Source code of charts:
____________________
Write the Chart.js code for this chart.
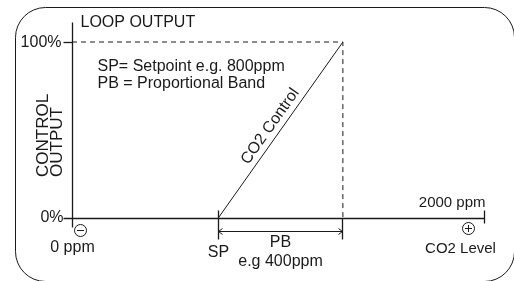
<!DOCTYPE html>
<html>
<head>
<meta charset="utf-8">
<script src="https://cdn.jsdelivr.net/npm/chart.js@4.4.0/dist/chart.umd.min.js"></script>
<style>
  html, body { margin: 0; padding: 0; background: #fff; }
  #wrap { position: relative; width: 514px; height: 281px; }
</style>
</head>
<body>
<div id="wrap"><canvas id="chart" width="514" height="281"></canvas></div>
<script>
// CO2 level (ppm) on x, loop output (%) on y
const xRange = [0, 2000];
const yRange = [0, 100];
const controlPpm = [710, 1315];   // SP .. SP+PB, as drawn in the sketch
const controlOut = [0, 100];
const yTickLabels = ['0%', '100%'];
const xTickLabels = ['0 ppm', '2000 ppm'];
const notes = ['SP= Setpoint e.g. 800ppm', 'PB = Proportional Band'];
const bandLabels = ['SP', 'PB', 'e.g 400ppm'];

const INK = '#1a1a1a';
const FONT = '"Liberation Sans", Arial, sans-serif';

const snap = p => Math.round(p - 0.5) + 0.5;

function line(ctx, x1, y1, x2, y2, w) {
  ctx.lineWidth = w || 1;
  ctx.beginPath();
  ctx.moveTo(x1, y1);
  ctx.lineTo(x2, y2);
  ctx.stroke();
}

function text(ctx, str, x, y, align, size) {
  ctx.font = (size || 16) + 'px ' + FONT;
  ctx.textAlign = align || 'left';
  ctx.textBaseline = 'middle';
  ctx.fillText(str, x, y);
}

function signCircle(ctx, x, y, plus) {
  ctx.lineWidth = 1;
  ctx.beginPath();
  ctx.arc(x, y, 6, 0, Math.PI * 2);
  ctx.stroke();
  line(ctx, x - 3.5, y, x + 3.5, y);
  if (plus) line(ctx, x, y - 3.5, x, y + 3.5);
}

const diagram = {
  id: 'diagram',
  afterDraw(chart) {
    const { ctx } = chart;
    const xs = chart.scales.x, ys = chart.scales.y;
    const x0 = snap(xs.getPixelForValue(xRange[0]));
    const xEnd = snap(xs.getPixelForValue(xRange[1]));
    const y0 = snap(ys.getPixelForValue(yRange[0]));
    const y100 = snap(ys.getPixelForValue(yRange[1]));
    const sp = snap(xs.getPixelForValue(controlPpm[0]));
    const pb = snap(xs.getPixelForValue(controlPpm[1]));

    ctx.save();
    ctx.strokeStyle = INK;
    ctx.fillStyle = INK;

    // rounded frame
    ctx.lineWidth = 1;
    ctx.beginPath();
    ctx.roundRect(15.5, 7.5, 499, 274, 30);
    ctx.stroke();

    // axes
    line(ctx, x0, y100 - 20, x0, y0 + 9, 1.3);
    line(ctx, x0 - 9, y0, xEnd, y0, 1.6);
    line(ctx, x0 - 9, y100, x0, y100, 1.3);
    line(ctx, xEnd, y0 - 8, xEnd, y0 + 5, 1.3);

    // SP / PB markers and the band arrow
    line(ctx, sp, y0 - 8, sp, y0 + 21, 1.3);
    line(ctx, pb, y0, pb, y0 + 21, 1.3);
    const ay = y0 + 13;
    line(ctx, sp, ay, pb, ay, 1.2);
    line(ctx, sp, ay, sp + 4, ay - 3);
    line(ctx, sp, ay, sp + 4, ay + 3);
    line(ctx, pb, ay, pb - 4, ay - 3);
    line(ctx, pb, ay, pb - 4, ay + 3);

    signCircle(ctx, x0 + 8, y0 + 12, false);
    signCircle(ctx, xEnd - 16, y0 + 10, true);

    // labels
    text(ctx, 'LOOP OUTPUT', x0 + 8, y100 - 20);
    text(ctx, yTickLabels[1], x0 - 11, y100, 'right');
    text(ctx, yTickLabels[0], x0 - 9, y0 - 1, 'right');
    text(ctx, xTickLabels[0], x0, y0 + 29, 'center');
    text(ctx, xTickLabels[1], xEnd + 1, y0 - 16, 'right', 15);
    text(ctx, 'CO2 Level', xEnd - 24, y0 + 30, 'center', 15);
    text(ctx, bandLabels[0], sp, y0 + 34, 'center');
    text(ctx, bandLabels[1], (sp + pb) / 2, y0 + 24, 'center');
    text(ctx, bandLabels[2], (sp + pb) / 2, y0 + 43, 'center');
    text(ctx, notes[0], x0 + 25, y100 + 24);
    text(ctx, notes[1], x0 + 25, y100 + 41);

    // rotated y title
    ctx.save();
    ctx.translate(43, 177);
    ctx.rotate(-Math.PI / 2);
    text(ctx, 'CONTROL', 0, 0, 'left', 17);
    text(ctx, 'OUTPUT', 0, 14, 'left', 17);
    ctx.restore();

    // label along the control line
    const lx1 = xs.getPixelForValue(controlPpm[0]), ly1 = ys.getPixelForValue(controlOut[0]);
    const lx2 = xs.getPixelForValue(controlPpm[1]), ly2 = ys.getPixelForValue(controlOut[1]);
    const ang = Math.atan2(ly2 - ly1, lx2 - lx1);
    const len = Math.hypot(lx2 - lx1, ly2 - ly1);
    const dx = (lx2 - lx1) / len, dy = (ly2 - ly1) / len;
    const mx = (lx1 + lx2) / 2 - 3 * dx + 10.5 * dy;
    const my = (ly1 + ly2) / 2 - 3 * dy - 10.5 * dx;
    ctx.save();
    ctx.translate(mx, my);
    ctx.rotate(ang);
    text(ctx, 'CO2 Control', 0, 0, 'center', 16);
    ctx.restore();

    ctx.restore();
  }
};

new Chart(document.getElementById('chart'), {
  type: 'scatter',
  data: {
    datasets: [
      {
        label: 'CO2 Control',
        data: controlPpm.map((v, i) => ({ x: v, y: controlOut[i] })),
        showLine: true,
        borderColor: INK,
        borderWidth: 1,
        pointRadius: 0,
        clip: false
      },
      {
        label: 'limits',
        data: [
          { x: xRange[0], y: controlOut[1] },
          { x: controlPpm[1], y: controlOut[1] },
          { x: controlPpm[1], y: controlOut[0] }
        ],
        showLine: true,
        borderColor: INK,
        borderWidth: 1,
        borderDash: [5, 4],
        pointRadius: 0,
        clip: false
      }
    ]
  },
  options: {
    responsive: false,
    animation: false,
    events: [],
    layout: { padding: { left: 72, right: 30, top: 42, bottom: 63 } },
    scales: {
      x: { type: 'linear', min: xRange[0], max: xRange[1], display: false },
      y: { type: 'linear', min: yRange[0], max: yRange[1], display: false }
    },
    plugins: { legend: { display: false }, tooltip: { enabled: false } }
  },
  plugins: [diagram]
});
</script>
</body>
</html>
____________________
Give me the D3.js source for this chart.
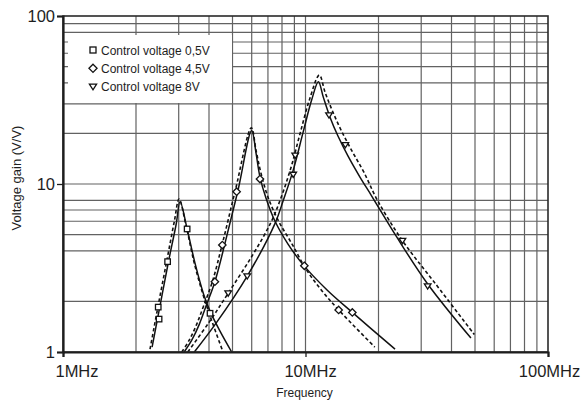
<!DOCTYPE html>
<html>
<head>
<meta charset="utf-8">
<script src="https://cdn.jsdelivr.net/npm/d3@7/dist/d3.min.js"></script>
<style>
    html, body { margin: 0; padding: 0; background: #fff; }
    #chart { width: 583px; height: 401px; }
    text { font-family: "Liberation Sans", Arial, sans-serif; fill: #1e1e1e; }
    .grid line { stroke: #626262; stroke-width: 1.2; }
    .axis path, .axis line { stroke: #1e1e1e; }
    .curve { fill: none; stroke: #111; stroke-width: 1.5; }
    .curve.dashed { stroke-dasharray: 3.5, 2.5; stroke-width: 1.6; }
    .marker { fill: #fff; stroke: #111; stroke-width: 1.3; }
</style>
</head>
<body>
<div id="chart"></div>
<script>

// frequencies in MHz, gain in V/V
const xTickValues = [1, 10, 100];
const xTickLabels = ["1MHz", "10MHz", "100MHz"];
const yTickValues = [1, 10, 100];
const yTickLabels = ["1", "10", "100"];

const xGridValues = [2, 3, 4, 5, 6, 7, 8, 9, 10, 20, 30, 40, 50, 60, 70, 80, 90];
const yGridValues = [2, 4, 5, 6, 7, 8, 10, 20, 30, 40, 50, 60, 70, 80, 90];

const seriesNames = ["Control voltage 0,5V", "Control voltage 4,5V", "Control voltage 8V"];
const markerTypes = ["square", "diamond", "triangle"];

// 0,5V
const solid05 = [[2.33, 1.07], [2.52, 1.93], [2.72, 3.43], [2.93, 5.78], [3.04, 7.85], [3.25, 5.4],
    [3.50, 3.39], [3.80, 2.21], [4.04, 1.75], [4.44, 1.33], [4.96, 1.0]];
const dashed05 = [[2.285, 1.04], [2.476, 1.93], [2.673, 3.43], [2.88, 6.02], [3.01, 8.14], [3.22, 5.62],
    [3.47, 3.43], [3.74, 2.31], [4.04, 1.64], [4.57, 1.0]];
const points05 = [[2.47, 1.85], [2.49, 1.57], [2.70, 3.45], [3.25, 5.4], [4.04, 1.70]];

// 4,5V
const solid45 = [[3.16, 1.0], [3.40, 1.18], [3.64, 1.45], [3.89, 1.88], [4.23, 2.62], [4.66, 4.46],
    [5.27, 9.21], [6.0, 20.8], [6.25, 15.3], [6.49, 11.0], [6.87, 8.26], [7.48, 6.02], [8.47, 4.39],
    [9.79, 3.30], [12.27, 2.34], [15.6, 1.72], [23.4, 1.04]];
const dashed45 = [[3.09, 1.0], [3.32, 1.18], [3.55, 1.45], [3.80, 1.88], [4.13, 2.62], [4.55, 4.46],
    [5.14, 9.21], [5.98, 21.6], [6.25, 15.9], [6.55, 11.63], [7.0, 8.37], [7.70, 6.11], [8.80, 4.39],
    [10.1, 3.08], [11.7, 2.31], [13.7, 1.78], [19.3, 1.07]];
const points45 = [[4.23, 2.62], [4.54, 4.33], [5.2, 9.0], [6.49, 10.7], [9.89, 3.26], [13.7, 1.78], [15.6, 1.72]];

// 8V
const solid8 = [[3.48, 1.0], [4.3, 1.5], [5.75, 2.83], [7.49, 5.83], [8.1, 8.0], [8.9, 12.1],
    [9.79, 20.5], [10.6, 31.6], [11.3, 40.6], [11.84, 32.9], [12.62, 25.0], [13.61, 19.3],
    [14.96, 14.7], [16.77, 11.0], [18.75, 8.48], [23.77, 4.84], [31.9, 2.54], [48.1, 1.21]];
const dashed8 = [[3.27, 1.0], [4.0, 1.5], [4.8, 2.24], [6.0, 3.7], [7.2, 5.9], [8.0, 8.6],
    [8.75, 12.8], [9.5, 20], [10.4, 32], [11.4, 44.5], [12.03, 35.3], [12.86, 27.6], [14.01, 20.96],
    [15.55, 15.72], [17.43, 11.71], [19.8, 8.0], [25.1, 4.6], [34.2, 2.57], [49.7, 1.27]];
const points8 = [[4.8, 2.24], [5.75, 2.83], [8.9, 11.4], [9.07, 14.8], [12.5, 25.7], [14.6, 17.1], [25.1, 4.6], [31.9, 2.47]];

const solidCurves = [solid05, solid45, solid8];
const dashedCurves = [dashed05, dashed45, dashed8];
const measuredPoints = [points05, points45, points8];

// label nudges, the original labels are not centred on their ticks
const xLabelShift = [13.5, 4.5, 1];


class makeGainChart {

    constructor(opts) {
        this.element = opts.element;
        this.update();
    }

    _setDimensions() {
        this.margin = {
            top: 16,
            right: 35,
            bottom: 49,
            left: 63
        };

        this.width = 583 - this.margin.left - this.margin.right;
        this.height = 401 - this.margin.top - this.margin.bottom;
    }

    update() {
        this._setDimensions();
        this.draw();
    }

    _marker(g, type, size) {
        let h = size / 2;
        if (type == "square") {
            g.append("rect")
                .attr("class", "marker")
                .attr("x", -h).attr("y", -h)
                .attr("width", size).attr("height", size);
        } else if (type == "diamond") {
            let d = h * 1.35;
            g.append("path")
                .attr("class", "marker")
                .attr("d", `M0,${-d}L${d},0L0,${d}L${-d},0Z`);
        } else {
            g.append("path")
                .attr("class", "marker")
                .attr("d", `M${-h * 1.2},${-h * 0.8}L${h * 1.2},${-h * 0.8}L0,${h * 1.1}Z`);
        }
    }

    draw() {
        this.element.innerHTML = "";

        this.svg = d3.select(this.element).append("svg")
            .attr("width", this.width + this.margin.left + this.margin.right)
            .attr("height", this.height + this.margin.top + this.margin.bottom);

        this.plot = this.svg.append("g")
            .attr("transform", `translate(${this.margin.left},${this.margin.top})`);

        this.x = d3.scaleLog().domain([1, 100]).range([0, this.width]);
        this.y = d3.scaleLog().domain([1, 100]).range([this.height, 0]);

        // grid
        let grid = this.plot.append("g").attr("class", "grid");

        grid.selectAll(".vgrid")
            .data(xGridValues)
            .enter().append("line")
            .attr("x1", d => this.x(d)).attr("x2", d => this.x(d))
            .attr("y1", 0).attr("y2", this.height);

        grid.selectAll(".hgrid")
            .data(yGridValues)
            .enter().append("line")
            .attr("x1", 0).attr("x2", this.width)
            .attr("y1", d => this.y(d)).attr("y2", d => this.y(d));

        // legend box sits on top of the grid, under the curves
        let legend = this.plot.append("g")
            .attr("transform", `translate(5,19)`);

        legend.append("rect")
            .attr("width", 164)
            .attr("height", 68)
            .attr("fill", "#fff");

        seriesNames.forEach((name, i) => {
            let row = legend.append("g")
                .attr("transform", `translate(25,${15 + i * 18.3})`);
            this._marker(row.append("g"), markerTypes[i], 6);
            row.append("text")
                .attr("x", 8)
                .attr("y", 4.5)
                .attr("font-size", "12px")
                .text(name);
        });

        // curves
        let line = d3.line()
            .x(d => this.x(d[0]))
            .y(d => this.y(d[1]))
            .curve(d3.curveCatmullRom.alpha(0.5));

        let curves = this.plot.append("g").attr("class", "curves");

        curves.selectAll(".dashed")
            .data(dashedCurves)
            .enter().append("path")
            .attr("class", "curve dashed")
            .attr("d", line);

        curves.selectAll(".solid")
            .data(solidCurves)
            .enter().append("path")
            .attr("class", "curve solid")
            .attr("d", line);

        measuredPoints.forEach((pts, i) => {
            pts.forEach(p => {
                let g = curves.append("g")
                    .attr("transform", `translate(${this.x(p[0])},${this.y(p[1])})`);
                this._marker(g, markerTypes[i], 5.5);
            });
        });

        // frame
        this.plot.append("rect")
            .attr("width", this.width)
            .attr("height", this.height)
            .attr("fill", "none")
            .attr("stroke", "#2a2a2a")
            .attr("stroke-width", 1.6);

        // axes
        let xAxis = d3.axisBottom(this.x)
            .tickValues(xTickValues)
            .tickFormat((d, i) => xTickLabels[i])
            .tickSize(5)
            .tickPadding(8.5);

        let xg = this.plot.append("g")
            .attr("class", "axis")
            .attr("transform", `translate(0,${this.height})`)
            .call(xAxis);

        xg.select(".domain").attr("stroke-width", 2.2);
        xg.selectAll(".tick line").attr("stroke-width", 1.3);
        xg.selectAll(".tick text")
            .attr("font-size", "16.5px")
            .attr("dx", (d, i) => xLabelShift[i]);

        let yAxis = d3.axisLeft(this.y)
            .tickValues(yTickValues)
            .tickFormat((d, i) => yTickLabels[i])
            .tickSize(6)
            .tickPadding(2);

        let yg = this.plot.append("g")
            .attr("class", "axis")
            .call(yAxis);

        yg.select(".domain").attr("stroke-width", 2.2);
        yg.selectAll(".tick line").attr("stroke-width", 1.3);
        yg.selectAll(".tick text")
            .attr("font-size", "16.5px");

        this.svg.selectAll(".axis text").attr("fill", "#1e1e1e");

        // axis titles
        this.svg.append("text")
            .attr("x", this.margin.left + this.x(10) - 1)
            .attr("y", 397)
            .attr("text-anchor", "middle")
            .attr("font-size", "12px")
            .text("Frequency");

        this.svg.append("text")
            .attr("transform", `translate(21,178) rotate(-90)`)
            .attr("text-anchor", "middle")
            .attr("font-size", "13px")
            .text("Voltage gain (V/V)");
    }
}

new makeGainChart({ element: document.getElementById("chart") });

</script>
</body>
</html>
____________________
WHAT TO PRODUCE: Of the lines above, copy only those from the one holding "Write the Chart.js code for this chart." to the one holding "ctx.fillStyle = INK;", both included, and exclude every image.

TASK RESPONSE:
Write the Chart.js code for this chart.
<!DOCTYPE html>
<html>
<head>
<meta charset="utf-8">
<script src="https://cdn.jsdelivr.net/npm/chart.js@4.4.0/dist/chart.umd.min.js"></script>
<style>
  html, body { margin: 0; padding: 0; background: #fff; }
  #wrap { position: relative; width: 514px; height: 281px; }
</style>
</head>
<body>
<div id="wrap"><canvas id="chart" width="514" height="281"></canvas></div>
<script>
// CO2 level (ppm) on x, loop output (%) on y
const xRange = [0, 2000];
const yRange = [0, 100];
const controlPpm = [710, 1315];   // SP .. SP+PB, as drawn in the sketch
const controlOut = [0, 100];
const yTickLabels = ['0%', '100%'];
const xTickLabels = ['0 ppm', '2000 ppm'];
const notes = ['SP= Setpoint e.g. 800ppm', 'PB = Proportional Band'];
const bandLabels = ['SP', 'PB', 'e.g 400ppm'];

const INK = '#1a1a1a';
const FONT = '"Liberation Sans", Arial, sans-serif';

const snap = p => Math.round(p - 0.5) + 0.5;

function line(ctx, x1, y1, x2, y2, w) {
  ctx.lineWidth = w || 1;
  ctx.beginPath();
  ctx.moveTo(x1, y1);
  ctx.lineTo(x2, y2);
  ctx.stroke();
}

function text(ctx, str, x, y, align, size) {
  ctx.font = (size || 16) + 'px ' + FONT;
  ctx.textAlign = align || 'left';
  ctx.textBaseline = 'middle';
  ctx.fillText(str, x, y);
}

function signCircle(ctx, x, y, plus) {
  ctx.lineWidth = 1;
  ctx.beginPath();
  ctx.arc(x, y, 6, 0, Math.PI * 2);
  ctx.stroke();
  line(ctx, x - 3.5, y, x + 3.5, y);
  if (plus) line(ctx, x, y - 3.5, x, y + 3.5);
}

const diagram = {
  id: 'diagram',
  afterDraw(chart) {
    const { ctx } = chart;
    const xs = chart.scales.x, ys = chart.scales.y;
    const x0 = snap(xs.getPixelForValue(xRange[0]));
    const xEnd = snap(xs.getPixelForValue(xRange[1]));
    const y0 = snap(ys.getPixelForValue(yRange[0]));
    const y100 = snap(ys.getPixelForValue(yRange[1]));
    const sp = snap(xs.getPixelForValue(controlPpm[0]));
    const pb = snap(xs.getPixelForValue(controlPpm[1]));

    ctx.save();
    ctx.strokeStyle = INK;
    ctx.fillStyle = INK;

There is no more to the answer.